Autotune is disabled by default and is in preview; enable per environment or session.

B) Data‑level best practices

Microsoft Fabric offers several approaches to maintain optimal file sizes in Delta tables, review documentation here: Table Compaction - Microsoft Fabric.

Intelligent Cache

- Enabled by default (Runtime 1.1/1.2) for Spark pools: caches frequently read files at node level for Delta/Parquet/CSV; improves subsequent read performance and TCO.

OPTIMIZE & Z‑Order

- Run OPTIMIZE regularly to rewrite files and improve file layout.

V‑Order

- V‑Order (disabled by default in new workspaces) can accelerate reads for read‑heavy workloads; enable via spark.sql.parquet.vorder.default = true.

Vacuum

- Run VACUUM to remove unreferenced files (stale data); default retention is 7 days; align retention across OneLake to control storage costs and maintain time travel.

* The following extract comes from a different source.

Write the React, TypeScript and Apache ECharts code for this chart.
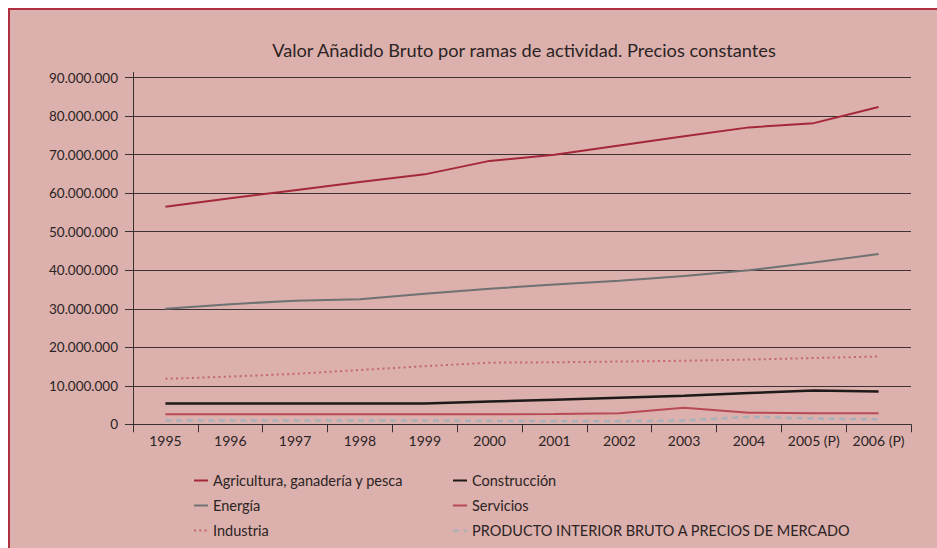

Collaboration & Next Steps

Engage Data Engineering Team to Define an Optimization Playbook

- Start with reviewing capacity sizing guidance, cluster‑level optimizations (runtime/NEE, pools, concurrency, Autotune) and then target data improvements (Z‑order, compaction, caching, query refactors).

- Triage: Monitor Hub → Capacity Metrics → Spark UI to map workloads and identify high‑impact jobs, and workloads causing throttling.

- Schedule: Operationalize maintenance: OPTIMIZE (full or selective) during off‑peak windows; enable Auto Compaction for micro‑batch/streaming writes; add VACUUM to your cadence with agreed retention.
- Add regular code review sessions to ensure consistent performance patterns.